▸ **DATA SECTION**
┌────────

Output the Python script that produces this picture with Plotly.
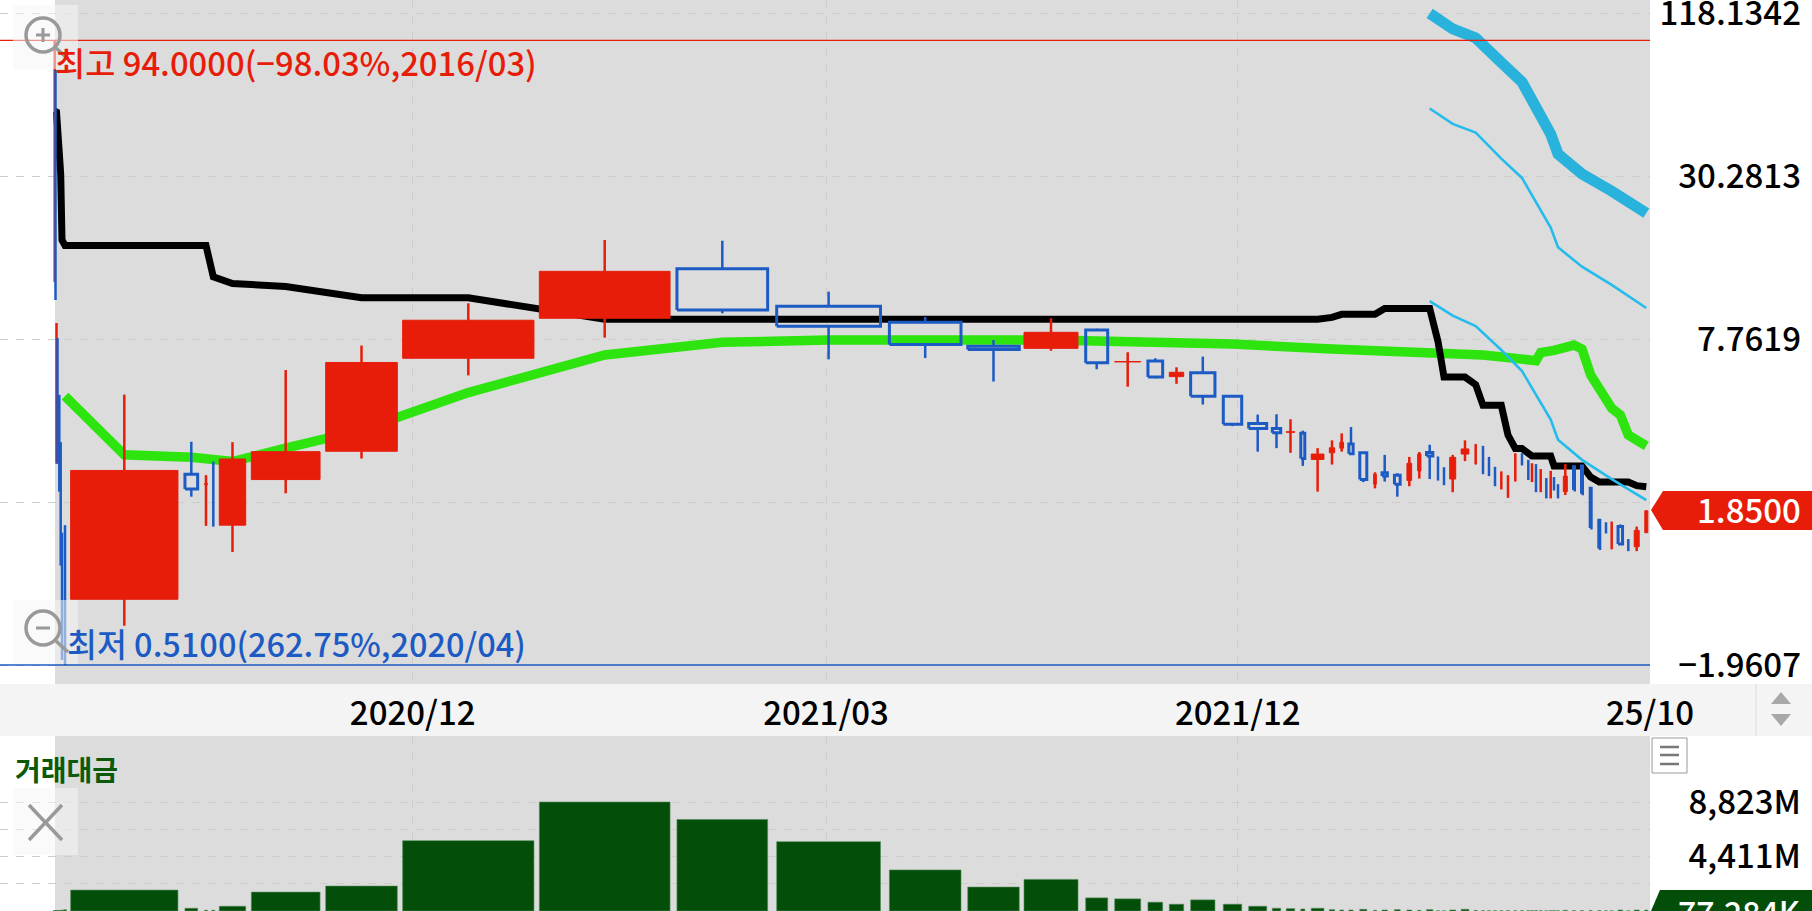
import plotly.graph_objects as go

# ---------- data ----------
# x position / width are the cumulative-turnover scale of the equivolume chart
turnover_pos = [54.7,55.5,56.5,57.5,59.3,60.7,62,65,
    124.3,191.3,206,213.3,232.5,285.7,361.5,468.3,604.7,722.3,828.6,925.2,993.5,1051,1096.7,1127.7,1155.3,1176.5,1202.8,1232.5,1257.7,1276.5,1290.5,1302.8,1317.6,1332,1341.7,1351,1363.3,1375,1384.7,1397.3,1409.3,1419.3,1429.7,1438,1444,1452.7,1465,1475.7,1483,1489,1495,1501.3,1508,1515.3,1522,1528.3,1532,1536,1540.7,1546.3,1550.7,1554,1558,1565.3,1574,1582,1590.7,1599.3,1606,1611.7,1620.3,1628.3,1636.7,1646.3]
turnover_width = [.5,.5,.5,.5,.5,.5,.5,.5,
    107.3,12.7,3,.5,26.4,68.7,71.6,131.3,130.7,90.7,103.8,71.6,51.5,54,22,26,14.7,14.4,24.3,18.4,18,8.4,8.4,4,12.7,5.3,3.7,4.3,7,2.7,5.3,5.7,4.7,3.3,6.3,.5,.5,6,7.7,1.5,.5,.5,.5,.5,.5,.5,.5,.5,.5,.5,.5,.5,.5,.5,.5,4,1,1,1,1,.5,.5,4.5,.5,5,3]
opens = [30,30,4.8,4.2,3.1,2.3,.9,.8,
    .883,2.51,2.30,2.2,1.64,2.40,3.04,6.61,9.23,13.96,10.20,8.93,7.30,7.18,8.37,6.41,6.46,5.67,5.86,4.81,3.83,3.68,3.56,3.53,2.84,3.00,3.12,3.23,3.00,2.31,2.54,2.49,2.38,2.58,3.01,2.66,2.46,2.41,2.97,2.73,2.85,2.68,2.47,2.36,2.25,2.60,2.85,2.61,2.52,2.46,2.34,2.24,2.28,2.33,2.18,2.17,2.67,2.69,2.23,1.71,1.61,1.49,1.62,1.40,1.37,1.54]
closes = [31,28,5.0,4.0,3.0,2.2,.85,.75,
    2.59,2.22,2.32,2.18,2.85,3.03,6.38,9.08,13.66,9.89,8.63,7.41,7.11,8.21,6.37,6.43,5.65,5.88,4.81,3.81,3.68,3.55,3.58,2.86,2.97,3.13,3.28,2.98,2.40,2.51,2.47,2.31,2.75,2.97,2.92,2.62,2.44,2.89,3.10,3.22,2.82,2.66,2.45,2.40,2.28,2.64,2.83,2.59,2.55,2.43,2.38,2.22,2.31,2.31,2.16,2.47,2.20,2.13,1.60,1.35,1.59,1.52,1.40,1.38,1.57,1.85]
highs = [94,73.4,8.87,7.83,4.87,3.28,1.54,1.64,
    4.88,3.29,2.49,2.79,3.28,5.99,7.35,10.46,17.75,17.64,11.53,9.33,7.70,9.23,8.46,6.95,6.61,6.13,6.70,4.85,4.13,4.14,3.97,3.61,3.12,3.33,3.53,3.72,3.01,2.55,2.95,2.53,2.90,3.02,3.21,2.91,2.66,2.95,3.33,3.22,3.18,2.90,2.67,2.57,2.49,2.99,2.99,2.83,2.75,2.73,2.62,2.43,2.58,2.45,2.31,2.73,2.67,2.69,2.23,1.71,1.68,1.69,1.65,1.46,1.62,1.85]
lows = [12.5,10.75,2.74,2.74,2.17,1.17,.532,.51,
    .708,2.08,1.63,1.62,1.31,2.14,2.86,5.73,7.85,9.62,6.55,6.62,5.44,7.04,6.03,5.21,5.59,5.34,4.49,3.75,3.03,3.12,3.00,2.69,2.17,2.72,3.03,2.97,2.35,2.23,2.36,2.08,2.27,2.42,2.41,2.38,2.29,2.16,2.80,2.73,2.51,2.47,2.27,2.21,2.06,2.36,2.70,2.39,2.35,2.16,2.16,2.05,2.05,2.19,2.05,2.11,2.20,2.13,1.60,1.35,1.53,1.34,1.39,1.32,1.32,1.54]
turnover_m = [30,30,30,30,40,40,60,100,
    1691,220,60,60,384,1528,2018,5694,8823,7410,5613,3325,1936,2557,1062,980,711,547,899,547,384,220,190,160,220,109,82,82,136,54,82,109,82,54,109,15,15,82,136,54,25,20,20,20,25,20,25,20,20,25,20,15,20,20,15,54,30,30,30,30,15,15,82,15,82,77]

black_idx = [0,2,5,6,7,10,11,12,13,14,15,16,32,33,34,37,38,42,43,44,46,47,48,51,52,53,54,56,60,61,65,66,67,71,72,73]
black_val = [52.1,51.7,30.8,17.75,16.95,16.95,13.05,12.34,12.03,10.95,10.95,9.16,9.16,9.30,9.54,9.54,10.02,10.02,7.60,5.65,5.65,5.30,4.46,4.46,3.48,3.11,3.11,2.92,2.92,2.69,2.69,2.45,2.35,2.35,2.28,2.26]
green_idx = [7,8,9,12,13,14,15,16,17,18,21,22,27,33,48,57,58,61,64,65,66,69,70,71,73]
green_val = [4.82,2.95,2.89,2.79,3.12,3.63,4.96,6.79,7.55,7.70,7.70,7.64,7.44,7.14,6.79,6.48,6.93,7.06,7.38,7.14,5.75,4.35,4.12,3.48,3.18]
cyan_idx = [42,45,47,51,54,60,62,65,69,73]
cyan_thick_val = [117.8,103.4,95.9,78.2,66.4,43.0,36.4,30.8,26.7,22.2]
cyan_upper_val = [53.2,46.8,43.5,35.0,29.8,19.7,16.7,14.2,12.2,10.06]
cyan_lower_val = [10.66,9.44,8.65,7.08,5.94,3.96,3.35,2.83,2.41,2.02]

price_ticks = [118.1342,30.2813,7.7619,1.9895,0.51]
price_labels = ["118.1342","30.2813","7.7619","","−1.9607"]
turnover_ticks = [8823,6617,4411,2206]
turnover_labels = ["8,823M","","4,411M",""]
date_ticks = [412.7,826,1237.8,1650]
date_labels = ["2020/12","2021/03","2021/12","25/10"]

# ---------- style ----------
W, H = 1812, 911
FONT = "Noto Sans CJK KR"
RED, BLUE, GREEN, DGREEN = "#E71D0A", "#1C5AC4", "#2DE40E", "#034F0A"
GRID, GRAY = "#CDCDCD", "#DCDCDC"
PX = lambda x: x / W
PY = lambda y: 1 - y / H

def candles(rising):
    bx, by, wx, wy = [], [], [], []
    for x, w, o, c, hi, lo in zip(turnover_pos, turnover_width, opens, closes, highs, lows):
        if (c >= o) != rising:
            continue
        top, bot = max(o, c), min(o, c)
        l, r = x - w / 2, x + w / 2
        if w < 1:  # hairline sessions: wick only
            wx += [x, x, None]
            wy += [hi, lo, None]
            continue
        bx += [l, r, r, l, l, None]
        by += [bot, bot, top, top, bot, None]
        wx += [x, x, None, x, x, None]
        wy += [hi, top, None, bot, lo, None]
    return bx, by, wx, wy

fig = go.Figure()
line_x = lambda idx: [turnover_pos[i] for i in idx]
def add_line(idx, val, color, width):
    fig.add_trace(go.Scatter(x=line_x(idx), y=val, mode="lines", line=dict(color=color, width=width, simplify=False), hoverinfo="skip"))

add_line(green_idx, green_val, GREEN, 9.5)
add_line(black_idx, black_val, "#000000", 7)
add_line(cyan_idx, cyan_thick_val, "#29B3DC", 11)
add_line(cyan_idx, cyan_upper_val, "#25BCEB", 2.6)
add_line(cyan_idx, cyan_lower_val, "#25BCEB", 2.6)

# highest / lowest reference lines
fig.add_trace(go.Scatter(x=[0, 1650], y=[max(highs)] * 2, mode="lines", line=dict(color=RED, width=1.2), hoverinfo="skip"))
fig.add_trace(go.Scatter(x=[0, 1650], y=[min(lows)] * 2, mode="lines", line=dict(color=BLUE, width=1.5), hoverinfo="skip"))

for rising, col in ((True, RED), (False, BLUE)):
    bx, by, wx, wy = candles(rising)
    fig.add_trace(go.Scatter(x=wx, y=wy, mode="lines", line=dict(color=col, width=2.5, simplify=False), hoverinfo="skip"))
    fig.add_trace(go.Scatter(x=bx, y=by, mode="lines",
                             line=dict(color=col, width=1 if rising else 3, simplify=False),
                             fill="toself" if rising else "none",
                             fillcolor=col if rising else None, hoverinfo="skip"))

fig.add_trace(go.Bar(x=turnover_pos, y=turnover_m, width=[max(w, 3) for w in turnover_width],
                     marker=dict(color=DGREEN, line=dict(color="#4E8A55", width=0.6)),
                     xaxis="x2", yaxis="y2", hoverinfo="skip"))

# ---------- chrome (screen furniture) ----------
shapes = []
def rect(x0, y0, x1, y1, fill, line=None, width=0, layer="above"):
    shapes.append(dict(type="rect", xref="paper", yref="paper", x0=PX(x0), x1=PX(x1), y0=PY(y0), y1=PY(y1),
                       fillcolor=fill, line=dict(color=line or fill, width=width), layer=layer))
def seg(x0, y0, x1, y1, color, width):
    shapes.append(dict(type="line", xref="paper", yref="paper", x0=PX(x0), x1=PX(x1), y0=PY(y0), y1=PY(y1),
                       line=dict(color=color, width=width), layer="above"))
def poly(points, fill):
    path = "M " + " L ".join(f"{PX(a):.5f} {PY(b):.5f}" for a, b in points) + " Z"
    shapes.append(dict(type="path", xref="paper", yref="paper", path=path, fillcolor=fill, line=dict(color=fill, width=0), layer="above"))

rect(55, 0, 1650, 684, GRAY, layer="below")
rect(55, 736, 1650, 911, GRAY, layer="below")
rect(0, 684, W, 736, "#F4F4F4", layer="below")
seg(1756, 684, 1756, 736, "#DDDDDD", 1)
poly([(1781, 692), (1771, 704), (1791, 704)], "#A8A8A8")
poly([(1771, 714), (1791, 714), (1781, 726)], "#A8A8A8")

# zoom buttons
for top, cy, plus in ((5, 35, True), (600, 628, False)):
    rect(13, top, 78, top + 64, "rgba(245,245,245,0.55)")
    shapes.append(dict(type="circle", xref="paper", yref="paper", x0=PX(26), x1=PX(60), y0=PY(cy - 17), y1=PY(cy + 17),
                       line=dict(color="#999999", width=3.5), layer="above"))
    seg(56, cy + 13, 68, cy + 24, "#999999", 3.5)
    seg(36, cy, 50, cy, "#999999", 3)
    if plus:
        seg(43, cy - 7, 43, cy + 7, "#999999", 3)
# close button
rect(13, 788, 78, 855, "rgba(245,245,245,0.55)")
seg(29, 805, 62, 840, "#999999", 3.5)
seg(62, 805, 29, 840, "#999999", 3.5)
# menu button
rect(1652, 738, 1687, 773, "#FFFFFF", "#999999", 1)
for y in (747, 755, 764):
    seg(1660, y, 1679, y, "#777777", 2.5)
# value tags
poly([(1651, 510), (1663, 491), (1812, 491), (1812, 530), (1663, 530)], RED)
poly([(1651, 911), (1660, 890), (1812, 890), (1812, 911)], DGREEN)

def text(x, y, s, color, size, anchor="left", weight=400):
    return dict(x=PX(x), y=PY(y), xref="paper", yref="paper", text=s, showarrow=False, xanchor=anchor, yanchor="middle",
                font=dict(family=FONT, size=size, color=color, weight=weight))

annotations = [
    text(53, 61, "최고 94.0000(−98.03%,2016/03)", RED, 32.8, weight=500),
    text(65, 642, "최저 0.5100(262.75%,2020/04)", BLUE, 32.5, weight=500),
    text(13, 769, "거래대금", "#0A5A0A", 28, weight=700),
    text(1803, 509, "1.8500", "#FFFFFF", 33, "right", 500),
    text(1803, 911, "77,284K", "#FFFFFF", 32, "right", 500),
]

tick_font = dict(family=FONT, size=33, color="#000000", weight=500)
common = dict(automargin=False, zeroline=False, showline=False, showgrid=True, gridcolor=GRID, griddash="8px,8px", gridwidth=1,
              tickmode="array", ticklabeloverflow="allow")
fig.update_layout(
    width=W, height=H, margin=dict(l=0, r=0, t=0, b=0, autoexpand=False), autosize=False,
    paper_bgcolor="rgba(255,255,255,1)", plot_bgcolor="rgba(0,0,0,0)",
    showlegend=False, barmode="overlay", shapes=shapes, annotations=annotations,
    xaxis=dict(domain=[0, 1650 / W], range=[0, 1650], tickvals=date_ticks, ticktext=date_labels,
               tickfont=tick_font, ticks="outside", ticklen=0, tickcolor="rgba(0,0,0,0)", anchor="y", **common),
    yaxis=dict(domain=[1 - 684 / H, 1], type="log", range=[-0.3613, 2.1196],
               tickvals=price_ticks, ticktext=price_labels, tickfont=tick_font, ticklen=0,
               anchor="free", position=1801 / W, side="left", **common),
    xaxis2=dict(domain=[0, 1650 / W], range=[0, 1650], tickvals=date_ticks, ticktext=["", "", "", ""],
                ticklen=0, anchor="y2", **common),
    yaxis2=dict(domain=[0, 175 / H], range=[0, 14165], tickvals=turnover_ticks, ticktext=turnover_labels,
                tickfont=dict(family=FONT, size=33, color="#000000", weight=500), ticklen=0,
                anchor="free", position=1801 / W, side="left", **common),
)

fig.write_html("out.html", config=dict(displayModeBar=False),
               post_script="document.body.style.margin='0';document.body.style.overflow='hidden';")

└────────

Restate each line from the start of the listing through the line bearing "import plotly.graph_objects as go" word for word. Drop the pictures.

▸ **EXERCISE ANSWER**
Output the Python script that produces this picture with Plotly.
import plotly.graph_objects as go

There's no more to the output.